Training on participatory diagnostic analysis with regards to mainstreaming climate change into water and soil conservation planning

The Global Water Partnership – Mediterranean (GWP-Med) has established a formal agreement with the Department for Planning and Conservation of Agricultural Lands at the Tunisian Ministry of Agriculture towards integrating climate change considerations in water and soil conservation planning, under the WACDEP (Water, Climate & Development) Programme; and in this context, it has entered a very fruitful collaboration with the Ministry, as well as the Regional Department for Agriculture in Bizerte, in Tunisia’s North, using the Douimis Basin in the Bizerte Region as a pilot for the development of the climate change mainstreaming methodology.

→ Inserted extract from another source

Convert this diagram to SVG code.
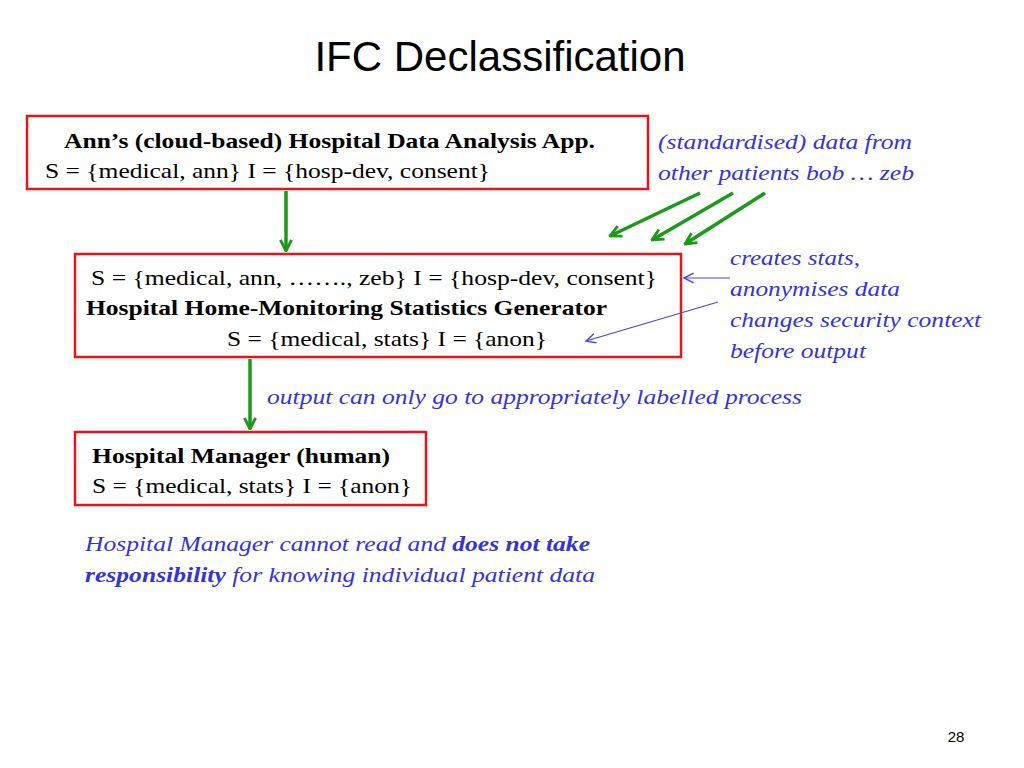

In this framework, GWP-Med organized a training for the partner officials from the Regional Department of Agriculture in Bizerte, on 4-6 August 2015, to train them on participatory communication approaches and investigation diagnosis tools. This workshop followed previous training workshops with partner officials from the Ministry of Agriculture and key basin stakeholders that resulted in highlighting important challenges to take into consideration: the engagement of local stakeholders in the water and soil conservation planning in a context characterized by the pressure on natural resources and the lack of income resources that increases this pressure, as well as the importance of the Douimis basin as a future drinking water reservoir at national level. Moreover, the land tenure issue preventing the farmers’ engagement in long term and sustainable development actions, as well as its accentuation due to the selling of inherited lands by the youth migrating to nearby cities to look for jobs, is an important issue. That is why the local society’s participation in the region’s territorial planning was critical, and GWP-Med included its partners in this, briefing them on the methodological requirements of the participatory diagnosis.

During the training’s first part, good practices for a successful questionnaire survey, along an investigator's guide were shared with participants. The participants were familiarized with the structure and the content of innovative socioeconomic questionnaires, which integrate climate change perceptions beyond the socio-economic diagnostic, and discussed their efficiency as a diagnostic tool in support of local governance.

The training’s second part was joined – apart from the Regional Department’s officials - by further local authorities’ and stakeholders’ representatives, which has allowed a collaborative coordination of the field mission, as a follow-up to the workshop, aimed at the socioeconomic characterization of the study area and the related vulnerability analysis. Facilitators – stakeholders having participated at the training - mobilized the general public, while the officials contributed to the facilitation of the process, meeting with farmers and conducting interviews based on the questionnaire discussed during the training.